Sony also supplies a Web browser for connecting directly to the Internet. The browser looks excellent and uses the available screen real-estate to the fullest, but it's extremely tedious to work with. Sony uses number-pad typing for entering in text--a method that seems slow at first, but quickly becomes pretty easy. If you'd prefer to use a QWERTY keyboard, you can download Sony's free Media Remote App for iOS/Android.
Initial setup for the TV is nice and thorough, covering not the regular options (language, viewing environment, country, date/time, and channel scanning), but speaker optimization, wireless or wired network setup, and automatic downloading of firmware updates.
Sony's user interface is slick and easy to use. The onscreen menus look good: Transitions are smooth and easy to navigate, and they don't obstruct your current content. The menus are a bit too numerous (why are there three menus for Internet content?), but they are generally easy to get around in. Pressing the Options button on your remote brings up a different menu, depending on the content you're currently viewing: If you're looking at a Web page, the menu lets you choose favorites or enter a URL; if you're watching a YouTube video, it allows rating or favoriting the video; if you're watching 3D media you can adjust the 3D settings.

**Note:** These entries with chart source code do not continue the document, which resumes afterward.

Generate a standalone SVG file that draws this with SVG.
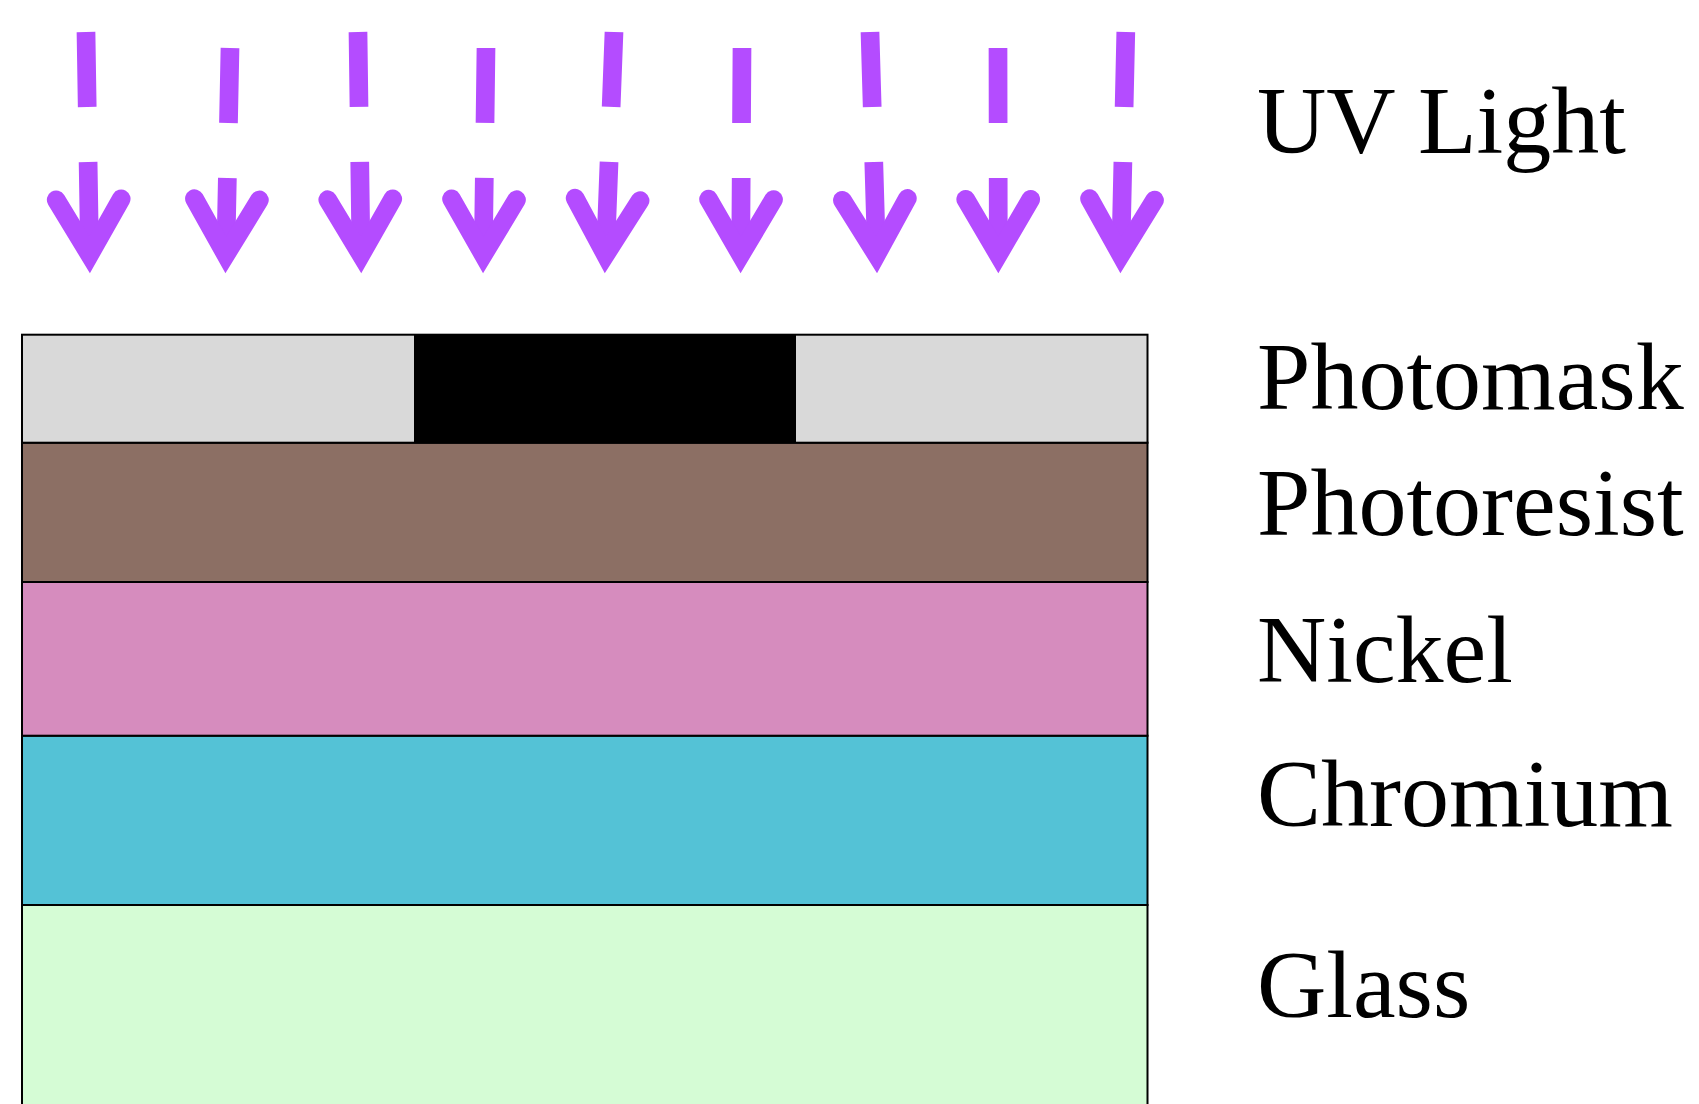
<svg xmlns="http://www.w3.org/2000/svg" width="1699" height="1104" viewBox="0 0 1699 1104">
  <style>
    .uv { fill: none; stroke: #B44CFF; stroke-width: 18.7; stroke-dasharray: 75 55; stroke-linecap: butt; }
    .layer { stroke: #000000; stroke-width: 2; }
    .label { font-family: "Liberation Serif", "Times New Roman", serif; font-size: 96px; fill: #000000; }
  </style>
  <defs>
    <marker id="head" markerUnits="userSpaceOnUse" orient="auto" refX="0" refY="0" markerWidth="200" markerHeight="200" viewBox="-100 -100 200 200" overflow="visible">
      <polyline points="-55.5,-32.5 0,0 -55.5,32.5" fill="none" stroke="#B44CFF" stroke-width="18.7" stroke-linecap="round" stroke-linejoin="miter"/>
    </marker>
  </defs>
  <rect x="0" y="0" width="1699" height="1104" fill="#FFFFFF"/>

  <g id="uv-arrows">
    <path class="uv" marker-end="url(#head)" d="M86,32 L89.6,254.8"/>
    <path class="uv" marker-end="url(#head)" d="M230,48 L225.8,254.8"/>
    <path class="uv" marker-end="url(#head)" d="M358,32 L361,254.8"/>
    <path class="uv" marker-end="url(#head)" d="M486,48 L483.3,254.8"/>
    <path class="uv" marker-end="url(#head)" d="M614,32 L605.5,254.8"/>
    <path class="uv" marker-end="url(#head)" d="M742,48 L740.7,254.8"/>
    <path class="uv" marker-end="url(#head)" d="M870,32 L876.5,254.8"/>
    <path class="uv" marker-end="url(#head)" d="M998,48 L998.3,254.8"/>
    <path class="uv" marker-end="url(#head)" d="M1125.8,32 L1120.8,254.8"/>
  </g>

  <g id="glass">
    <rect class="layer" x="22" y="905" width="1125.5" height="210" fill="#D5FCD5"/>
  </g>
  <g id="chromium">
    <rect class="layer" x="22" y="735.7" width="1125.5" height="169.3" fill="#54C2D6"/>
  </g>
  <g id="nickel">
    <rect class="layer" x="22" y="582" width="1125.5" height="153.7" fill="#D68CBE"/>
  </g>
  <g id="photoresist">
    <rect class="layer" x="22" y="442.7" width="1125.5" height="139.3" fill="#8C6F64"/>
  </g>
  <g id="photomask">
    <rect class="layer" x="22" y="334.7" width="1125.5" height="108" fill="#D9D9D9"/>
    <rect x="414" y="334.7" width="382" height="108" fill="#000000"/>
  </g>

  <g id="labels">
    <text class="label" x="1257" y="153.3">UV Light</text>
    <text class="label" x="1257" y="409.3">Photomask</text>
    <text class="label" x="1257" y="535">Photoresist</text>
    <text class="label" x="1257" y="681.7">Nickel</text>
    <text class="label" x="1257" y="826">Chromium</text>
    <text class="label" x="1257" y="1017.3">Glass</text>
  </g>
</svg>
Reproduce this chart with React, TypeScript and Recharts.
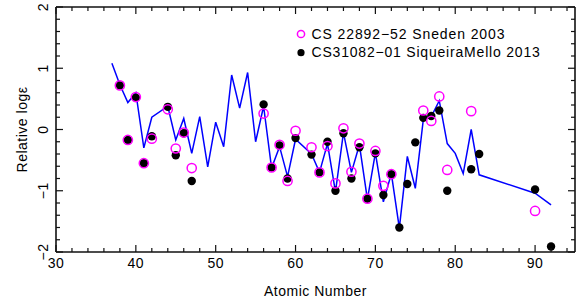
import React from 'react';
import { ComposedChart, Line, Scatter, XAxis, YAxis, Legend } from 'recharts';

// Model (blue line): atomic number and relative log eps
const lineZ = [37, 38, 39, 40, 41, 42, 44, 45, 46, 47, 48, 49, 50, 51, 52, 53, 54, 55, 56, 57, 58, 59, 60, 62, 63, 64, 65, 66, 67, 68, 69, 70, 71, 72, 73, 74, 75, 76, 77, 78, 79, 80, 81, 82, 83, 90, 92];
const lineV = [1.08, 0.73, 0.44, 0.6, -0.3, 0.2, 0.38, -0.17, 0.18, -0.39, 0.21, -0.61, 0.12, -0.28, 0.89, 0.35, 0.93, -0.2, 0.38, -0.63, -0.28, -0.77, -0.16, -0.4, -0.7, -0.23, -1.02, -0.05, -0.7, -0.25, -1.14, -0.38, -1.18, -0.72, -1.61, -0.44, -0.96, 0.16, 0.21, 0.47, -0.23, -0.39, -0.72, 0.0, -0.74, -1.04, -1.23];

// CS 22892-52 Sneden 2003 (magenta open circles)
const snedenZ = [38, 39, 40, 41, 42, 44, 45, 46, 47, 56, 57, 58, 59, 60, 62, 63, 64, 65, 66, 67, 68, 69, 70, 71, 72, 76, 77, 78, 79, 82, 90];
const snedenV = [0.72, -0.17, 0.53, -0.55, -0.15, 0.33, -0.31, -0.05, -0.63, 0.26, -0.62, -0.25, -0.84, -0.02, -0.29, -0.7, -0.27, -0.88, 0.02, -0.69, -0.23, -1.13, -0.35, -0.92, -0.73, 0.31, 0.14, 0.54, -0.66, 0.3, -1.33];

// CS31082-01 SiqueiraMello 2013 (black filled circles)
const siqZ = [38, 39, 40, 41, 42, 44, 45, 46, 47, 56, 57, 58, 59, 60, 62, 63, 64, 65, 66, 67, 68, 69, 70, 71, 72, 73, 74, 75, 76, 77, 78, 79, 82, 83, 90, 92];
const siqV = [0.72, -0.17, 0.52, -0.55, -0.11, 0.37, -0.42, -0.06, -0.84, 0.41, -0.62, -0.26, -0.8, -0.14, -0.41, -0.7, -0.2, -1.0, -0.06, -0.8, -0.29, -1.13, -0.39, -1.07, -0.73, -1.6, -0.89, -0.21, 0.19, 0.22, 0.31, -1.0, -0.65, -0.4, -0.98, -1.91];

const xTicks = [30, 32, 34, 36, 38, 40, 42, 44, 46, 48, 50, 52, 54, 56, 58, 60, 62, 64, 66, 68, 70, 72, 74, 76, 78, 80, 82, 84, 86, 88, 90, 92, 94];
const yTicks = [-2, -1.8, -1.6, -1.4, -1.2, -1, -0.8, -0.6, -0.4, -0.2, 0, 0.2, 0.4, 0.6, 0.8, 1, 1.2, 1.4, 1.6, 1.8, 2];

const legendLabels = ['CS 22892\u221252 Sneden 2003', 'CS31082\u221201 SiqueiraMello 2013'];
const xTitle = 'Atomic Number';
const yTitle = 'Relative log\u03b5';

const toPoints = (zs: number[], vs: number[]) => zs.map((z, i) => ({ z, v: vs[i] }));
const lineData = toPoints(lineZ, lineV);
const snedenData = toPoints(snedenZ, snedenV);
const siqData = toPoints(siqZ, siqV);

const AXIS = '#111';
const FONT = '"Liberation Sans", Arial, Helvetica, sans-serif';
const MAJ = 7;
const MIN = 4;

const isMajor = (v: number, step: number) => Math.abs(v / step - Math.round(v / step)) < 1e-6;
const fmt = (v: number) => (v < 0 ? '\u2212' + Math.abs(Math.round(v)) : String(Math.round(v)));

const textStyle = { fontFamily: FONT, fontSize: 14, fill: '#000', letterSpacing: 0.5 } as const;

function BottomTick(props: any) {
  const { x, y, payload } = props;
  const major = isMajor(payload.value, 10);
  return (
    <g>
      <line x1={x} y1={y} x2={x} y2={y - (major ? MAJ : MIN)} stroke={AXIS} strokeWidth={1.2} />
      {major && (
        <text x={x} y={y + 16} textAnchor="middle" style={textStyle}>
          {payload.value}
        </text>
      )}
    </g>
  );
}

function TopTick(props: any) {
  const { x, y, payload } = props;
  const major = isMajor(payload.value, 10);
  return <line x1={x} y1={y} x2={x} y2={y + (major ? MAJ : MIN)} stroke={AXIS} strokeWidth={1.2} />;
}

function LeftTick(props: any) {
  const { x, y, payload } = props;
  const major = isMajor(payload.value, 1);
  const lx = x - 8.5;
  return (
    <g>
      <line x1={x} y1={y} x2={x + (major ? MAJ : MIN)} y2={y} stroke={AXIS} strokeWidth={1.2} />
      {major && (
        <text x={lx} y={y} textAnchor="middle" transform={`rotate(-90, ${lx}, ${y})`} style={textStyle}>
          {fmt(payload.value)}
        </text>
      )}
    </g>
  );
}

function RightTick(props: any) {
  const { x, y, payload } = props;
  const major = isMajor(payload.value, 1);
  return <line x1={x} y1={y} x2={x - (major ? MAJ : MIN)} y2={y} stroke={AXIS} strokeWidth={1.2} />;
}

const XTitle = (props: any) => {
  const vb = props.viewBox || {};
  const cx = vb.x + vb.width / 2;
  return (
    <text x={cx} y={vb.y + 44} textAnchor="middle" style={textStyle}>
      {xTitle}
    </text>
  );
};

const YTitle = (props: any) => {
  const vb = props.viewBox || {};
  const lx = vb.x + vb.width - 29;
  const cy = vb.y + vb.height / 2;
  return (
    <text x={lx} y={cy} textAnchor="middle" transform={`rotate(-90, ${lx}, ${cy})`} style={textStyle}>
      {yTitle}
    </text>
  );
};

const LegendBox = () => (
  <svg width={260} height={42} style={{ display: 'block', overflow: 'visible' }}>
    <circle cx={6} cy={11} r={3.6} fill="none" stroke="#ff00ff" strokeWidth={1.5} />
    <text x={16.5} y={15.5} style={{ ...textStyle, letterSpacing: 0.9 }}>
      {legendLabels[0]}
    </text>
    <circle cx={6} cy={29.7} r={3.6} fill="#000" />
    <text x={16.5} y={34.2} style={{ ...textStyle, letterSpacing: 0.8 }}>
      {legendLabels[1]}
    </text>
  </svg>
);

const BlackDot = (p: any) => <circle cx={p.cx} cy={p.cy} r={4.2} fill="#000" />;
const PinkRing = (p: any) => <circle cx={p.cx} cy={p.cy} r={4.6} fill="none" stroke="#ff00ff" strokeWidth={1.5} />;

export default function App() {
  return (
    <div style={{ position: 'absolute', left: 0, top: 0, width: 577, height: 304, background: '#fff' }}>
      <ComposedChart width={577} height={304} margin={{ top: 6, right: 1, bottom: 51, left: 55 }}>
        <XAxis
          xAxisId="b"
          type="number"
          dataKey="z"
          domain={[30, 95]}
          ticks={xTicks}
          interval={0}
          height={1}
          tickSize={0}
          tickMargin={0}
          tickLine={false}
          tick={<BottomTick />}
          axisLine={{ stroke: AXIS, strokeWidth: 1.6 }}
          allowDataOverflow
          label={<XTitle />}
        />
        <XAxis
          xAxisId="t"
          orientation="top"
          type="number"
          dataKey="z"
          domain={[30, 95]}
          ticks={xTicks}
          interval={0}
          height={1}
          tickSize={0}
          tickMargin={0}
          tickLine={false}
          tick={<TopTick />}
          axisLine={{ stroke: AXIS, strokeWidth: 1.6 }}
          allowDataOverflow
        />
        <YAxis
          yAxisId="l"
          type="number"
          dataKey="v"
          domain={[-2, 2]}
          ticks={yTicks}
          interval={0}
          width={1}
          tickSize={0}
          tickMargin={0}
          tickLine={false}
          tick={<LeftTick />}
          axisLine={{ stroke: AXIS, strokeWidth: 1.6 }}
          allowDataOverflow
          label={<YTitle />}
        />
        <YAxis
          yAxisId="r"
          orientation="right"
          type="number"
          dataKey="v"
          domain={[-2, 2]}
          ticks={yTicks}
          interval={0}
          width={1}
          tickSize={0}
          tickMargin={0}
          tickLine={false}
          tick={<RightTick />}
          axisLine={{ stroke: AXIS, strokeWidth: 1.6 }}
          allowDataOverflow
        />
        <Line
          xAxisId="b"
          yAxisId="l"
          data={lineData}
          dataKey="v"
          type="linear"
          stroke="#0000ff"
          strokeWidth={1.5}
          dot={false}
          activeDot={false}
          isAnimationActive={false}
          legendType="none"
        />
        <Scatter
          xAxisId="b"
          yAxisId="l"
          data={siqData}
          dataKey="v"
          shape={BlackDot}
          isAnimationActive={false}
        />
        <Scatter
          xAxisId="b"
          yAxisId="l"
          data={snedenData}
          dataKey="v"
          shape={PinkRing}
          isAnimationActive={false}
        />
        <Legend
          layout="horizontal"
          verticalAlign="middle"
          align="center"
          wrapperStyle={{ left: 295, top: 23, width: 260, height: 42 }}
          content={() => <LegendBox />}
        />
      </ComposedChart>
    </div>
  );
}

If you want to adjust picture and audio settings, press the dedicated Home button on your remote. In the Home menu you'll find all sorts of settings: Preferences, Sound, Picture/Display, Product Support, Network, Channels & Inputs, and an i-Manual (Interactive Manual). In the Sound menu you can adjust audio and turn off keytones and startup sounds; and in the Picture/Display menu you can adjust backlight, brightness, color, hue, temperature, and sharpness, as well as advanced settings such as gamma and white balance. The i-Manual is an excellent addition-- easy to navigate, very thorough, and easy to understand.
The Bravia 46HX820 performed very well in our jury testing. One reviewer commented that our 720p Wheel of Fortune clip appeared to have fewer artifacts than we usually see in that clip. The set also did a nice job in our DVD upconversion tests of Phantom of the Opera, which other impressive sets haven't handled so well. And the 46HX820 performed well in our horizontal and diagonal panning tests, though the picture on the screen looked a little too bright in our still-life image comparison test.
This 3D-ready HDTV ships with two pairs of active-shutter glasses--a nice touch, considering how expensive active-shutter glasses typically are. In our tests, 3D images showed excellent depth, but motion-heavy scenes were sometimes jarring and a little nauseating. The shutter glasses were a bit heavy, too.
Sony lets you adjust 3D settings while you watch 3D content. The 3D menu includes options for turning the 3D on or off, adjusting the depth (between -2 and 2), adjusting the brightness of the glasses, and turning on "simulated 3D." Simulated 3D involves attempting to transform regular 2D content into pseudo-3D. It sort of works--basically the entire picture ends up looking a little recessed, but there's no depth within the picture.
The Bravia 46HX820's audio quality is extremely good. The sound system consists of three rear-facing 10-watt speakers in a 2.1 configuration. The maximum volume is quite loud, sound has depth, and the virtual surround sound option replicates real surround sound effectively.
Sony's Bravia 46HX820 is a gorgeous 46-inch HDTV with superb picture quality, great sound quality, and plenty of Internet-connected options. The primary selling point of this set is obviously the design--as I said earlier, it's one of the sexiest HDTVs I've ever seen--but it does have some drawbacks: fewer (and less accessible) ports than other TVs, potentially confusing menus, and a big and clunky remote. But if you're looking for some HDTV eye-candy, this set definitely qualifies.